▸ **What you will do**: Your output must consist solely of the lines from the "Emit a Python" line through the "ax.axis('off')" line, exactly as written, without images.

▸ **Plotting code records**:
- - - -

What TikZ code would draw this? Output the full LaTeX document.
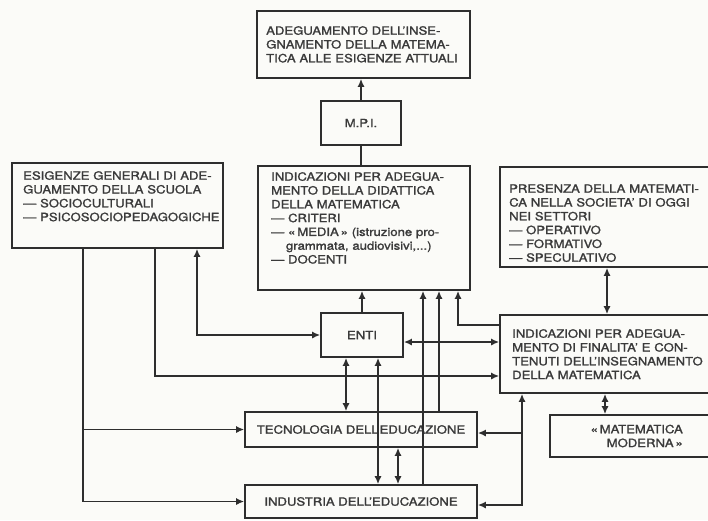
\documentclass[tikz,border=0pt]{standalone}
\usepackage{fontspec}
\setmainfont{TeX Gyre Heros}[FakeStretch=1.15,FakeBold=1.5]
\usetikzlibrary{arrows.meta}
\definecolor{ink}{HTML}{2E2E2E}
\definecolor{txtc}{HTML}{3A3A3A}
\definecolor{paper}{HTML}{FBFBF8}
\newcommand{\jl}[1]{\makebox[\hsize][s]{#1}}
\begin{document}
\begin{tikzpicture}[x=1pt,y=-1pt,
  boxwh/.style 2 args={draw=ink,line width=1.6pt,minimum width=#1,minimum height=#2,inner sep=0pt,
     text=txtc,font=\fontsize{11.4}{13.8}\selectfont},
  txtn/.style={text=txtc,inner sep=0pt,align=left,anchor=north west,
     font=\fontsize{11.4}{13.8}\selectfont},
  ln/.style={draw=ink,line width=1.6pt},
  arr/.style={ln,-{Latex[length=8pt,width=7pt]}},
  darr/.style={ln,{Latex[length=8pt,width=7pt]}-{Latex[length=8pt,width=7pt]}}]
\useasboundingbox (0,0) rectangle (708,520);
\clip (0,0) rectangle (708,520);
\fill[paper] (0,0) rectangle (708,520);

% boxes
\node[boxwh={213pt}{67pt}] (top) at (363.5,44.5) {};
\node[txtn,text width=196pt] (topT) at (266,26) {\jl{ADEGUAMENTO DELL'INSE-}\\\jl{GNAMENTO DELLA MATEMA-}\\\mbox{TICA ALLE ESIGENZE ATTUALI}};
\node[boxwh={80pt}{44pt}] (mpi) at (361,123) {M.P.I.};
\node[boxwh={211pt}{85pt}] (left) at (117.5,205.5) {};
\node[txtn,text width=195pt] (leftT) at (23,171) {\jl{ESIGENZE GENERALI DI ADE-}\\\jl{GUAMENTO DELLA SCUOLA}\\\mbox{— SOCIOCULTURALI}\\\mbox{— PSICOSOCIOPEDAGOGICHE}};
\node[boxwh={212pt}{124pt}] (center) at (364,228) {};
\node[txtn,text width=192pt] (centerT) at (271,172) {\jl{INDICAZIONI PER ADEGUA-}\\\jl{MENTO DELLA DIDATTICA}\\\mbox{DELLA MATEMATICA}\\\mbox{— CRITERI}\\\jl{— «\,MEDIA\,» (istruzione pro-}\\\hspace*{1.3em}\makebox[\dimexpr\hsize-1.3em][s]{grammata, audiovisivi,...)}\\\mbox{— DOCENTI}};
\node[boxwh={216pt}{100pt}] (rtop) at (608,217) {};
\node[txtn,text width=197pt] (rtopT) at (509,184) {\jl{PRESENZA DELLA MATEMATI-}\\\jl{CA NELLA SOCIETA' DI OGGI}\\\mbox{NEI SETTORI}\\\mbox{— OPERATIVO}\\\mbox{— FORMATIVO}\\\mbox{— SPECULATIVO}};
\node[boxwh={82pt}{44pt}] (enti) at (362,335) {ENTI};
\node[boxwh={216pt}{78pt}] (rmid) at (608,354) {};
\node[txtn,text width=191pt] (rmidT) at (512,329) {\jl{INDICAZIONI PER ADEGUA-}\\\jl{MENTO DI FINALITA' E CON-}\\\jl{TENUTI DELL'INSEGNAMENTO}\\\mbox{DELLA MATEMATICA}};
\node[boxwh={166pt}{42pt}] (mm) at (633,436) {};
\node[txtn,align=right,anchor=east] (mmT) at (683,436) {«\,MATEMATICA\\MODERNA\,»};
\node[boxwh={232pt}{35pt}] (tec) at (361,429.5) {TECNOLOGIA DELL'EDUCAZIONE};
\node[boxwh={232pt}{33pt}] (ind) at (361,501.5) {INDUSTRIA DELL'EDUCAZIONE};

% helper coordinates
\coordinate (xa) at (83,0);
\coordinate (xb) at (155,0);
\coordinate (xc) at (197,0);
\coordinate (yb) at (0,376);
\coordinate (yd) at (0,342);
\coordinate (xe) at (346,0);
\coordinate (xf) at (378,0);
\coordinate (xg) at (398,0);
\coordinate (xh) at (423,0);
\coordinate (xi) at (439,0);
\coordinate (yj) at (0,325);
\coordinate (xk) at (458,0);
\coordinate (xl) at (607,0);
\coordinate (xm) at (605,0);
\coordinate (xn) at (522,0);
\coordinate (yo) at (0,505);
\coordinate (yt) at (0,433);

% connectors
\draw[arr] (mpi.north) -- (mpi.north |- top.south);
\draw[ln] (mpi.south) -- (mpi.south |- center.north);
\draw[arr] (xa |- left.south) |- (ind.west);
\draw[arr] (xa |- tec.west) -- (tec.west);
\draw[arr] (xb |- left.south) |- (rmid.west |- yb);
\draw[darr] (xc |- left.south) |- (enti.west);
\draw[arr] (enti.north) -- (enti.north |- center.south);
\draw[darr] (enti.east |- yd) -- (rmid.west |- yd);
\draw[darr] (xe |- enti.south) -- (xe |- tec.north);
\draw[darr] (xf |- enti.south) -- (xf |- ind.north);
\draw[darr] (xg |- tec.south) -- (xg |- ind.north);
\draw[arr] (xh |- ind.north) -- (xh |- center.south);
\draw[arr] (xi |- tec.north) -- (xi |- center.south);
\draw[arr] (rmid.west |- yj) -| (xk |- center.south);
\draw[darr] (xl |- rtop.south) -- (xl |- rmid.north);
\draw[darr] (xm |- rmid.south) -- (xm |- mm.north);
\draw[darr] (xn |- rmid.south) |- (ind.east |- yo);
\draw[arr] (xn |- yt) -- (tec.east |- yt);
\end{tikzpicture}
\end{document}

- - - -

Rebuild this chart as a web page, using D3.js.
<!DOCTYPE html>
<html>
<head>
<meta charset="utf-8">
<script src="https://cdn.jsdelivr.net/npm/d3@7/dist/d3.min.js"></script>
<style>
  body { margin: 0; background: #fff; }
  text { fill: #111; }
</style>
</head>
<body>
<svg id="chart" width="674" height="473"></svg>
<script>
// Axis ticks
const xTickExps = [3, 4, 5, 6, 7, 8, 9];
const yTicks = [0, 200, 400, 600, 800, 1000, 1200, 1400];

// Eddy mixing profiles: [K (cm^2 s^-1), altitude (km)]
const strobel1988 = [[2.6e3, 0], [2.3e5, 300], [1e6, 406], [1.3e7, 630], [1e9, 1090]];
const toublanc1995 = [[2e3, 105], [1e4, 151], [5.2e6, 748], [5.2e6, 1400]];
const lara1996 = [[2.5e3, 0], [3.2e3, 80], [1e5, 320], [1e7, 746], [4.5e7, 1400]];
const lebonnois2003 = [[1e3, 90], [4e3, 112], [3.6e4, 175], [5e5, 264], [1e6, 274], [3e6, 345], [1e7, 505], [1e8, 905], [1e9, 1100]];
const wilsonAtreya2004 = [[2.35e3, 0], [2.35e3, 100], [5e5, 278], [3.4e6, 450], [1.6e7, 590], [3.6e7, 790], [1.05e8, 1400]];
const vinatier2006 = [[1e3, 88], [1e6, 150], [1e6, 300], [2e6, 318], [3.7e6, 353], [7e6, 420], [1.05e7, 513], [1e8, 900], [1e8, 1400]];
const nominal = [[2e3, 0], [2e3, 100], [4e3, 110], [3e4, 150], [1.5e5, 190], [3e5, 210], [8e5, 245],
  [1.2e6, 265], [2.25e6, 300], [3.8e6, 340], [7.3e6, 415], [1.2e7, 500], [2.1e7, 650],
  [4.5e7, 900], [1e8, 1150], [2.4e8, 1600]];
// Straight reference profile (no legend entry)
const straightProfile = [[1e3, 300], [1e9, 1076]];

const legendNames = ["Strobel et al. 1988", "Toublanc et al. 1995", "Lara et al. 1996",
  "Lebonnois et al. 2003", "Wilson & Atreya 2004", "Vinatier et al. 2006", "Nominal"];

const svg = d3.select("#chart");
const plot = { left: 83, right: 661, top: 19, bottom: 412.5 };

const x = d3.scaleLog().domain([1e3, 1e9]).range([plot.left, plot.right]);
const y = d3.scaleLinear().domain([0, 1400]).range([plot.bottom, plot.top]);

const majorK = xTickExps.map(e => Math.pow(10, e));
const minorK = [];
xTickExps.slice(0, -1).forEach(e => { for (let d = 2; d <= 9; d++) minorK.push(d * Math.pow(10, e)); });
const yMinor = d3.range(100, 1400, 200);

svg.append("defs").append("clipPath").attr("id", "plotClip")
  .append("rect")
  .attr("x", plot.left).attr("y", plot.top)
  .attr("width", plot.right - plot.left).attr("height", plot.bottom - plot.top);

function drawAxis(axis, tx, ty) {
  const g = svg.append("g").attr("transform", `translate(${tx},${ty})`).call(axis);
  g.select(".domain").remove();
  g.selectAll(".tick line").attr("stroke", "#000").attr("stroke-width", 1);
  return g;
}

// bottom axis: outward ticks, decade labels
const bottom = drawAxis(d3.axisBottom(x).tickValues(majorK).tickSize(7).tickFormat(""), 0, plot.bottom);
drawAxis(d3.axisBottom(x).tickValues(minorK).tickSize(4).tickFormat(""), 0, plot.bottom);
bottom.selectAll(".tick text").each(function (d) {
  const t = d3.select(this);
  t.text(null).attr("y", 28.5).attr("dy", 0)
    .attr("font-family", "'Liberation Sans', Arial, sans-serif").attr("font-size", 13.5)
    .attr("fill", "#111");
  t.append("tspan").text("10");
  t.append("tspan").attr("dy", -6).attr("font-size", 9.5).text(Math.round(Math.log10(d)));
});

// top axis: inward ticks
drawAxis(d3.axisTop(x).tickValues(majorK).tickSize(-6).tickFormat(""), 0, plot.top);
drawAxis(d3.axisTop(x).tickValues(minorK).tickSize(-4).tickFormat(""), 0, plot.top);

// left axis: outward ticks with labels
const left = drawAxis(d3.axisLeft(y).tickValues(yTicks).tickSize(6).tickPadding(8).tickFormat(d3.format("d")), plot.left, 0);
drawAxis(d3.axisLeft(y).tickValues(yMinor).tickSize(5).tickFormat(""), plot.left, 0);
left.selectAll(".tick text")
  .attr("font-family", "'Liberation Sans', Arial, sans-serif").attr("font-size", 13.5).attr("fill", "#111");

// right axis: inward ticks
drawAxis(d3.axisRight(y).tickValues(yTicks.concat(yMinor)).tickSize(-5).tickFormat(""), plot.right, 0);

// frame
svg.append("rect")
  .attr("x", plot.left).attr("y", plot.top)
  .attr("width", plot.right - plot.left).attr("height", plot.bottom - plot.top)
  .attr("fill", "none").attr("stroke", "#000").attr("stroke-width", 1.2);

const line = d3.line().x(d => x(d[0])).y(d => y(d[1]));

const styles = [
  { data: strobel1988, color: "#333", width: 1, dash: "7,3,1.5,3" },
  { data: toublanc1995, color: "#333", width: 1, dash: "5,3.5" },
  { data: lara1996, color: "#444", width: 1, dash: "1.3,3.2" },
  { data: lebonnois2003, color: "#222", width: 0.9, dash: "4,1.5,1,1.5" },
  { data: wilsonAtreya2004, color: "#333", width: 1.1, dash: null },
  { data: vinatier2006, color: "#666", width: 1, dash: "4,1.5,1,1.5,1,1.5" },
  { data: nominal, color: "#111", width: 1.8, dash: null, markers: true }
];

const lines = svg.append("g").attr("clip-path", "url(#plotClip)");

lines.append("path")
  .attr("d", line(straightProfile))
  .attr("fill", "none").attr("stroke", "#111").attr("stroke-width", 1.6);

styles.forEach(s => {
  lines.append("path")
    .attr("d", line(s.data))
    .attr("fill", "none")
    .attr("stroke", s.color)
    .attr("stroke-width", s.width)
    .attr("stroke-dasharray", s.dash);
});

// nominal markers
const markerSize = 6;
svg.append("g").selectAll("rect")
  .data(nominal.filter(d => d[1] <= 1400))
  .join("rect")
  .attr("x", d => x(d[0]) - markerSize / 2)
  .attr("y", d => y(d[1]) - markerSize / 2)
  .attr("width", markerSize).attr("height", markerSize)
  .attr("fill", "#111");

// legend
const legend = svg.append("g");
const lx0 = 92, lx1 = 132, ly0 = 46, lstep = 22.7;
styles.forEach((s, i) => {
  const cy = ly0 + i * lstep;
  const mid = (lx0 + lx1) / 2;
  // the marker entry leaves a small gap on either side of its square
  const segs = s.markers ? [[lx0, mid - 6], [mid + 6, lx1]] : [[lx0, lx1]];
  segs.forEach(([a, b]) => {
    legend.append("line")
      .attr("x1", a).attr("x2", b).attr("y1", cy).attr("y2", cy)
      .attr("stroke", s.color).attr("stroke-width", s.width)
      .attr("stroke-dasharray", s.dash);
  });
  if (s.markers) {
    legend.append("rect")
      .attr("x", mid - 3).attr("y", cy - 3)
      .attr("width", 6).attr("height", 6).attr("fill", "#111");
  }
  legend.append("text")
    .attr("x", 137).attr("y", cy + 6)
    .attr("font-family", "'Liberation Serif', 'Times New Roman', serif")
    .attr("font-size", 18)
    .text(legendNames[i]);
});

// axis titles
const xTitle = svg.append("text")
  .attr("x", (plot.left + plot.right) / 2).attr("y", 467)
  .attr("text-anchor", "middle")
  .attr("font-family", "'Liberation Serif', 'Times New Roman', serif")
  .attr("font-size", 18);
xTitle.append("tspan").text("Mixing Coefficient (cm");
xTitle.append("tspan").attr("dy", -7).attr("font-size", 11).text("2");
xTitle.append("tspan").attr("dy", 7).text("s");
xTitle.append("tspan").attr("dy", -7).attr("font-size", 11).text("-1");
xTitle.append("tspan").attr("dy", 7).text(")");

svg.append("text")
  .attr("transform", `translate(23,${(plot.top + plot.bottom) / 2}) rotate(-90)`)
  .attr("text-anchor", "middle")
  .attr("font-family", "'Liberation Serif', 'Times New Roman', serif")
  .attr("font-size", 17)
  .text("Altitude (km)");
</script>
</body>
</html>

- - - -

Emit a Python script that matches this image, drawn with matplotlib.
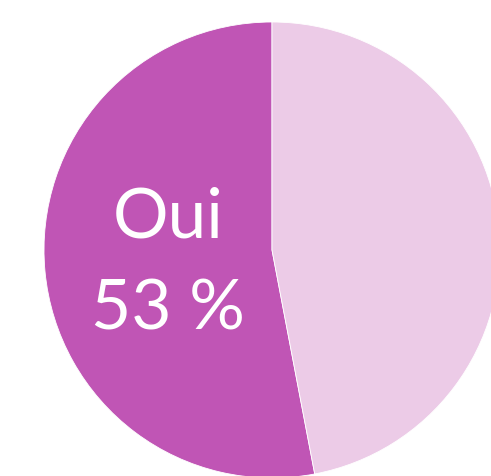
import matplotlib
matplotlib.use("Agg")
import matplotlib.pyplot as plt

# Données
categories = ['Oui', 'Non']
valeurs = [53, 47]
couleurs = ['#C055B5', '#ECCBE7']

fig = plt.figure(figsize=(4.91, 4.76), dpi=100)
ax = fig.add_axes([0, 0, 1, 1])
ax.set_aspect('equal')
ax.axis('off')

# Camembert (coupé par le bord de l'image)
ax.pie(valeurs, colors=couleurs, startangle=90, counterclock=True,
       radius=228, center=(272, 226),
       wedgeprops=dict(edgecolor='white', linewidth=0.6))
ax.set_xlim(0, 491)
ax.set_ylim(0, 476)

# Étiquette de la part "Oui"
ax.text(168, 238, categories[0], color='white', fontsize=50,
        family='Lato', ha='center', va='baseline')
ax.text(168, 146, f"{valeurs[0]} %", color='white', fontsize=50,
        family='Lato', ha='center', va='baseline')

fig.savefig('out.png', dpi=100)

- - - -

▸ **Worked answer**:
Emit a Python script that matches this image, drawn with matplotlib.
import matplotlib
matplotlib.use("Agg")
import matplotlib.pyplot as plt

# Données
categories = ['Oui', 'Non']
valeurs = [53, 47]
couleurs = ['#C055B5', '#ECCBE7']

fig = plt.figure(figsize=(4.91, 4.76), dpi=100)
ax = fig.add_axes([0, 0, 1, 1])
ax.set_aspect('equal')
ax.axis('off')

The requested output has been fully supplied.